In a major U-turn, the American Association of University Professors (AAUP) has reversed its long-standing opposition to academic boycotts in the wake of last month’s International Court of Justice (ICJ) ruling that accused Israel of practicing apartheid. The ICJ’s decision, coupled with its ongoing investigation into allegations of genocide by Israel in Gaza and the potential for Israeli leaders to face arrest warrants from the International Criminal Court (ICC), appears to have prompted the AAUP to reconsider its long-standing position on academic boycotts.
The AAUP, a union dedicated to safeguarding academic freedom with 500 chapters on campuses across the US, approved a new statement marking a departure from the organisation’s previous stance articulated in its 2006 report “On Academic Boycotts”. Since its founding in 1915, the AAUP has helped to shape American higher education by developing the standards and procedures that maintain quality in education and academic freedom in this country’s colleges and universities.

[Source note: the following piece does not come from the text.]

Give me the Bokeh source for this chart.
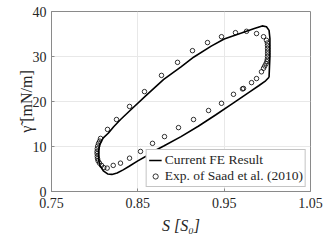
from bokeh.plotting import figure
from bokeh.models import Range1d, FixedTicker, Legend, LegendItem
from bokeh.embed import file_html
from bokeh.resources import INLINE

# FE result (closed loop)
fe_S = [1.002, 0.998, 0.990, 0.980, 0.960, 0.940, 0.920, 0.900, 0.880, 0.870,
        0.860, 0.850, 0.840, 0.833, 0.826, 0.820, 0.815, 0.810, 0.806, 0.8045,
        0.8045, 0.806, 0.810, 0.816, 0.822, 0.830, 0.841, 0.860, 0.880, 0.900,
        0.915, 0.935, 0.950, 0.970, 0.985, 0.994, 0.999, 1.002, 1.003, 1.003, 1.002]
fe_gamma = [25.4, 24.6, 23.5, 22.2, 19.6, 17.0, 14.5, 12.2, 10.1, 9.1,
            7.9, 6.8, 5.6, 4.8, 4.1, 3.8, 3.9, 4.6, 5.8, 7.3,
            9.0, 10.6, 11.9, 13.0, 14.4, 16.0, 18.0, 21.4, 24.9, 27.7,
            29.9, 32.3, 33.9, 35.2, 36.2, 36.8, 36.6, 35.8, 34.0, 30.0, 25.4]

# Experimental data (Saad et al. 2010)
exp_S = [0.8068, 0.8149, 0.8253, 0.8404, 0.8577, 0.8774, 0.8960, 0.9133, 0.9307,
         0.9469, 0.9631, 0.9759, 0.9875, 0.9956, 0.9990,
         1.0000, 1.0002, 1.0003, 1.0003, 1.0003, 1.0002, 1.0000, 0.9995, 0.9985,
         0.9970, 0.9956, 0.9932, 0.9875, 0.9817, 0.9724, 0.9712, 0.9608, 0.9469,
         0.9319, 0.9145, 0.8971, 0.8809, 0.8670, 0.8531, 0.8404, 0.8299, 0.8215,
         0.8145, 0.8106, 0.8079, 0.8056, 0.8040, 0.8033, 0.8030, 0.8028, 0.8028,
         0.8030, 0.8035, 0.8045, 0.8058]
exp_gamma = [11.8, 13.8, 16.0, 18.9, 22.2, 25.8, 28.7, 31.3, 33.1,
             34.4, 35.3, 35.6, 35.1, 34.4, 33.6,
             33.0, 32.4, 31.8, 31.2, 30.6, 30.0, 29.4, 28.9, 28.4,
             27.9, 27.4, 26.6, 25.1, 24.2, 22.9, 22.8, 21.6, 19.6,
             18.0, 16.0, 14.2, 12.2, 10.7, 8.9, 7.4, 6.3, 5.8,
             5.2, 5.3, 5.8, 6.3, 6.8, 7.3, 7.8, 8.4, 8.9,
             9.5, 10.1, 10.7, 11.2]

x_ticks = [0.75, 0.85, 0.95, 1.05]
y_ticks = [0, 10, 20, 30, 40]
x_label = "S [S\u2080]"
y_label = "\u03b3\u0303\u00a0[mN/m]"
legend_labels = ["Current FE Result", "Exp. of Saad et al. (2010)"]

FONT = "Liberation Serif"
AX = "#8a8a8a"

p = figure(width=327, height=245, output_backend="svg", toolbar_location=None,
           x_range=Range1d(0.75, 1.05), y_range=Range1d(0, 40),
           min_border_left=51, min_border_right=17, min_border_top=11,
           min_border_bottom=54)

line_r = p.line(fe_S, fe_gamma, line_color="black", line_width=1.6)
sc_r = p.scatter(exp_S, exp_gamma, marker="circle", size=4.5,
                 fill_color=None, line_color="black", line_width=0.8)

p.xaxis.ticker = FixedTicker(ticks=x_ticks)
p.yaxis.ticker = FixedTicker(ticks=y_ticks)
p.xaxis.major_label_overrides = {t: f"{t:.2f}" for t in x_ticks}

for ax in p.axis:
    ax.axis_line_color = AX
    ax.major_tick_line_color = AX
    ax.major_tick_in = 3
    ax.major_tick_out = 0
    ax.minor_tick_line_color = None
    ax.major_label_text_font = FONT
    ax.major_label_text_font_size = "14px"
    ax.major_label_text_color = "#262626"
    ax.axis_label_text_font = FONT
    ax.axis_label_text_font_size = "16px"
    ax.axis_label_text_color = "#262626"

p.xaxis.axis_label = x_label
p.xaxis.axis_label_text_font_style = "italic"
p.xaxis.major_label_standoff = 6
p.xaxis.axis_label_standoff = 6
p.yaxis.axis_label = y_label
p.yaxis.axis_label_text_font_style = "normal"
p.yaxis.major_label_standoff = 5
p.yaxis.axis_label_standoff = -5

p.grid.grid_line_color = "#e8e8e8"
p.outline_line_color = AX

legend = Legend(items=[LegendItem(label=legend_labels[0], renderers=[line_r]),
                       LegendItem(label=legend_labels[1], renderers=[sc_r])],
                location="bottom_right")
legend.margin = 4
legend.padding = 2
legend.spacing = 0
legend.glyph_width = 13
legend.glyph_height = 14
legend.label_height = 14
legend.label_standoff = 3
legend.label_text_font = FONT
legend.label_text_font_size = "13.5px"
legend.label_text_color = "#262626"
legend.border_line_color = AX
legend.background_fill_alpha = 1.0
p.add_layout(legend)

open("out.html", "w").write(file_html(p, INLINE))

AAUP’s new policy acknowledges that academic boycotts can be legitimate responses to certain circumstances. The statement reads, “Academic boycotts are not in themselves violations of academic freedom; rather, they can be considered legitimate tactical responses to conditions that are fundamentally incompatible with the mission of higher education.”
Crucially, the AAUP now holds that “individual faculty members and students should be free to weigh, assess, and debate the specific circumstances giving rise to calls for systematic academic boycotts and to make their own choices regarding their participation in them.” The organisation argues that to do otherwise would contravene academic freedom.
The statement is careful to delineate the boundaries of acceptable boycott practices. It explicitly states that academic boycotts should not involve political or religious litmus tests, nor should they target individual scholars engaged in ordinary academic practices. Instead, boycotts should “target only institutions of higher education that themselves violate academic freedom or the fundamental rights upon which academic freedom depends.”
While the AAUP’s statement does not specifically mention Israel, the timing of this policy change, coming after the ICJ’s ruling and amidst multiple investigations into Israel’s military campaign in Gaza, which has killed nearly 40,000 Palestinians, mainly women and children, strongly suggests that the situation in the besieged enclave has played a major role in prompting this reconsideration.
This policy shift by the AAUP aligns more closely with actions taken by other academic associations in recent years. For instance, the American Studies Association approved measures to boycott Israeli universities a decade ago, and the American Anthropological Association followed suit last year.